Buds
Ovlov
Le rap est aujourd’hui le Bitcoin de l’industrie musicale : tout le monde en veut, sa valeur est surestimée et il profite de cet engouement délirant en attendent le retour de bâton. Le rock est lui l’équivalent de l’or : une valeur refuge. Et tandis que le rap se gave, nombreux sont les groupes de rock qui sortent des bons disques dans l’indifférence, en attendant des jours meilleurs pour leur ego et leur compte en banque. Ne soyons pas naïfs : les guitares redeviendront cool pour les ados plus tôt qu’on ne l’imagine - il suffit d’écouter le SOUR d’Olivia Rodrigo pour réaliser qu’aux yeux de la jeunesse le rock est devenu tellement ringard qu’il en redevient digne d’intérêt.
En attendant, les bons albums de rock qui passent sous les radars sont plus nombreux que les références au Général de Gaulle dans un discours de Zemmour. Et un groupe comme Ovlov, actif depuis une dizaine d’années maintenant, incarne bien le triste sort réservé à des formations qui privilégient leurs idéaux à la loi du marché. Car dans une économie plus favorable aux guitares, des labels comme Merge ou Matador seraient certainement tentés de donner sa chance au groupe basé dans le Connecticut : sa musique ne se caractérise pas vraiment par son originalité, mais son utilisation maline de la pédale fuzz, sa capacité à penser son disque comme une grosse montagne russe, et la façon dont il distille son amour du grunge et du shoegaze dans des formats plus pop en font un concurrent sérieux pour aller se faire une belle petite place dans les cœurs des fans de Sonic Youth, Slowdive ou, pour citer un groupe plus proche de nous, des Cloud Nothings.

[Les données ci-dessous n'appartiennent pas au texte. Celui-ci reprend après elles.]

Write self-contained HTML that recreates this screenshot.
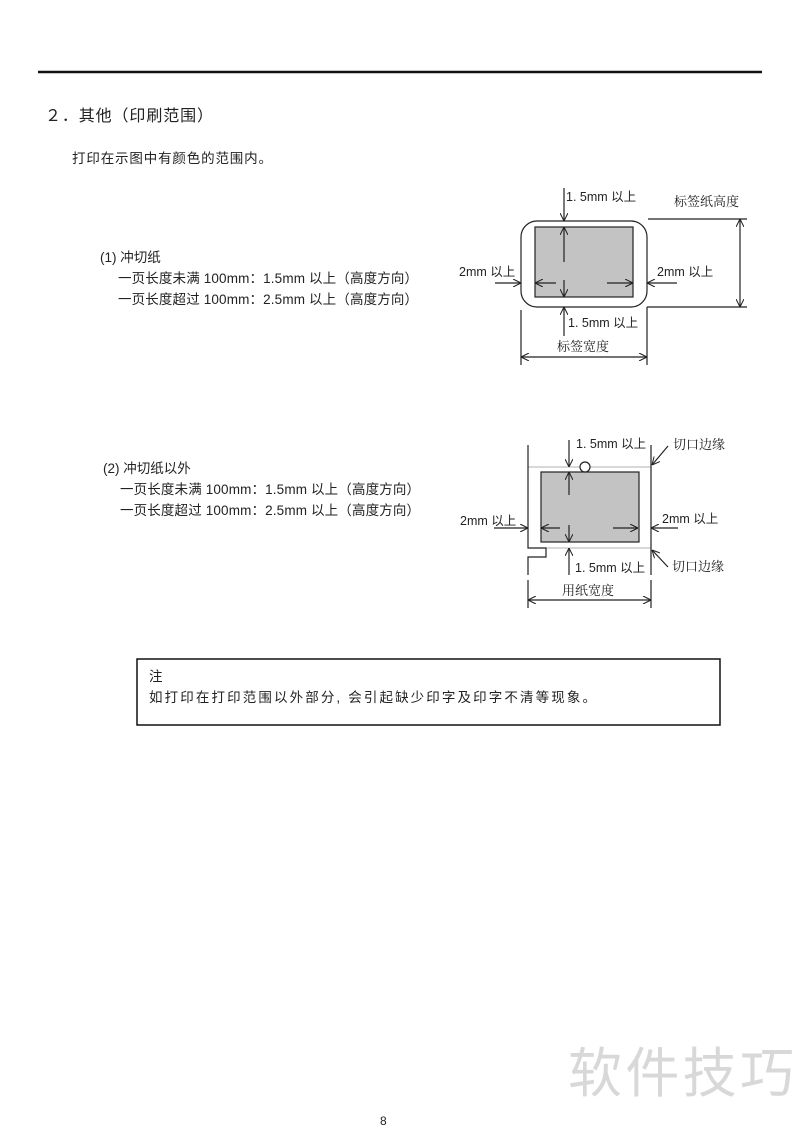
<!DOCTYPE html>
<html><head><meta charset="utf-8"><style>
html,body{margin:0;padding:0;background:#fff;}
svg{display:block;}
text{font-family:"Liberation Sans","Noto Sans CJK SC",sans-serif;fill:#222;}
.s{font-family:"Liberation Serif","Noto Serif CJK SC",serif;}
</style></head><body>
<svg width="800" height="1132" viewBox="0 0 800 1132" xmlns="http://www.w3.org/2000/svg">
<defs>
<marker id="a" viewBox="0 0 10 10" refX="10" refY="5" markerWidth="8" markerHeight="8" orient="auto-start-reverse" markerUnits="userSpaceOnUse"><path d="M0,0 L10,5 L0,10" fill="none" stroke="#222" stroke-width="1.3"/></marker>
</defs>
<line x1="38" y1="72" x2="762" y2="72" stroke="#111" stroke-width="2.5"/>
<text x="45" y="121" font-size="16" textLength="168">２．其他（印刷范围）</text>
<text x="72" y="163" font-size="13.5" textLength="200">打印在示图中有颜色的范围内。</text>

<text x="100" y="262" font-size="13.5">(1) 冲切纸</text>
<text x="118" y="283" font-size="13.5" textLength="300">一页长度未满 100mm：1.5mm 以上（高度方向）</text>
<text x="118" y="304" font-size="13.5" textLength="300">一页长度超过 100mm：2.5mm 以上（高度方向）</text>

<text x="103" y="473" font-size="13.5">(2)  冲切纸以外</text>
<text x="120" y="494" font-size="13.5" textLength="300">一页长度未满 100mm：1.5mm 以上（高度方向）</text>
<text x="120" y="515" font-size="13.5" textLength="300">一页长度超过 100mm：2.5mm 以上（高度方向）</text>

<!-- Diagram 1 -->
<g stroke="#222" stroke-width="1.2" fill="none">
<rect x="521" y="221" width="126" height="86" rx="16"/>
<rect x="535" y="227" width="98" height="70" fill="#c3c3c3"/>
<line x1="564" y1="188" x2="564" y2="221" marker-end="url(#a)"/>
<line x1="564" y1="262" x2="564" y2="227" marker-end="url(#a)"/>
<line x1="564" y1="280" x2="564" y2="297" marker-end="url(#a)"/>
<line x1="564" y1="336" x2="564" y2="307" marker-end="url(#a)"/>
<line x1="495" y1="283" x2="521" y2="283" marker-end="url(#a)"/>
<line x1="556" y1="283" x2="535" y2="283" marker-end="url(#a)"/>
<line x1="607" y1="283" x2="633" y2="283" marker-end="url(#a)"/>
<line x1="677" y1="283" x2="647" y2="283" marker-end="url(#a)"/>
<line x1="648" y1="219" x2="747" y2="219"/>
<line x1="647" y1="307" x2="747" y2="307"/>
<line x1="740" y1="219" x2="740" y2="307" marker-start="url(#a)" marker-end="url(#a)"/>
<line x1="521" y1="310" x2="521" y2="365"/>
<line x1="647" y1="307" x2="647" y2="365"/>
<line x1="521" y1="357" x2="647" y2="357" marker-start="url(#a)" marker-end="url(#a)"/>
</g>
<text x="566" y="201" font-size="12.5">1. 5mm 以上</text>
<text x="674" y="206" font-size="13" class="s">标签纸高度</text>
<text x="459" y="276" font-size="12.5">2mm 以上</text>
<text x="657" y="276" font-size="12.5">2mm 以上</text>
<text x="568" y="327" font-size="12.5">1. 5mm 以上</text>
<text x="557" y="351" font-size="13" class="s">标签宽度</text>

<!-- Diagram 2 -->
<g stroke="#222" stroke-width="1.2" fill="none">
<line x1="528" y1="467" x2="651" y2="467" stroke="#999" stroke-width="0.8"/>
<line x1="528" y1="548" x2="651" y2="548" stroke="#999" stroke-width="0.8"/>
<rect x="541" y="472" width="98" height="70" fill="#c3c3c3"/>
<path d="M528,445 L528,548 L546,548 L546,557 L528,557 L528,575"/>
<line x1="651" y1="445" x2="651" y2="575"/>
<circle cx="585" cy="467" r="5" fill="#fff"/>
<line x1="569" y1="440" x2="569" y2="467" marker-end="url(#a)"/>
<line x1="569" y1="495" x2="569" y2="472" marker-end="url(#a)"/>
<line x1="569" y1="525" x2="569" y2="542" marker-end="url(#a)"/>
<line x1="569" y1="575" x2="569" y2="548" marker-end="url(#a)"/>
<line x1="494" y1="528" x2="528" y2="528" marker-end="url(#a)"/>
<line x1="560" y1="528" x2="541" y2="528" marker-end="url(#a)"/>
<line x1="613" y1="528" x2="638" y2="528" marker-end="url(#a)"/>
<line x1="678" y1="528" x2="651" y2="528" marker-end="url(#a)"/>
<line x1="668" y1="446" x2="652" y2="465" marker-end="url(#a)"/>
<line x1="668" y1="567" x2="652" y2="550" marker-end="url(#a)"/>
<line x1="528" y1="580" x2="528" y2="608"/>
<line x1="651" y1="580" x2="651" y2="608"/>
<line x1="528" y1="600" x2="651" y2="600" marker-start="url(#a)" marker-end="url(#a)"/>
</g>
<text x="576" y="448" font-size="12.5">1. 5mm 以上</text>
<text x="673" y="449" font-size="13" class="s">切口边缘</text>
<text x="460" y="525" font-size="12.5">2mm 以上</text>
<text x="662" y="523" font-size="12.5">2mm 以上</text>
<text x="575" y="572" font-size="12.5">1. 5mm 以上</text>
<text x="672" y="571" font-size="13" class="s">切口边缘</text>
<text x="562" y="595" font-size="13" class="s">用纸宽度</text>

<!-- Note -->
<rect x="137" y="659" width="583" height="66" fill="none" stroke="#111" stroke-width="1.5"/>
<text x="149" y="681" font-size="13.5">注</text>
<text x="149" y="702" font-size="13.5" textLength="447">如打印在打印范围以外部分, 会引起缺少印字及印字不清等现象。</text>

<text x="380" y="1125" font-size="12">8</text>
<text x="568" y="1092" font-size="54" style="fill:#d8d8d8" textLength="226">软件技巧</text>
</svg>
</body></html>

Enfin, sa concision est peut-être le meilleur argument en faveur de ce qui est déjà le troisième album de la formation américaine : sur un format court (25 minutes pour 8 titres) qui ne choisit pas vraiment son camp entre l’EP et l’album, Ovlov parvient à dire énormément de choses, et le formidable « Eat More » est assez emblématique de cette volonté d’aller à l’essentiel : là où d’autres auraient opté pour un final chaotique baignant dans la distorsion, Buds resserre le propos pour vise encore plus juste. Un titre nerveux, qui utilise sa rage à bon escient, et surtout à l’image d’un disque en total décalage avec son époque, mais qui fait tellement de bien.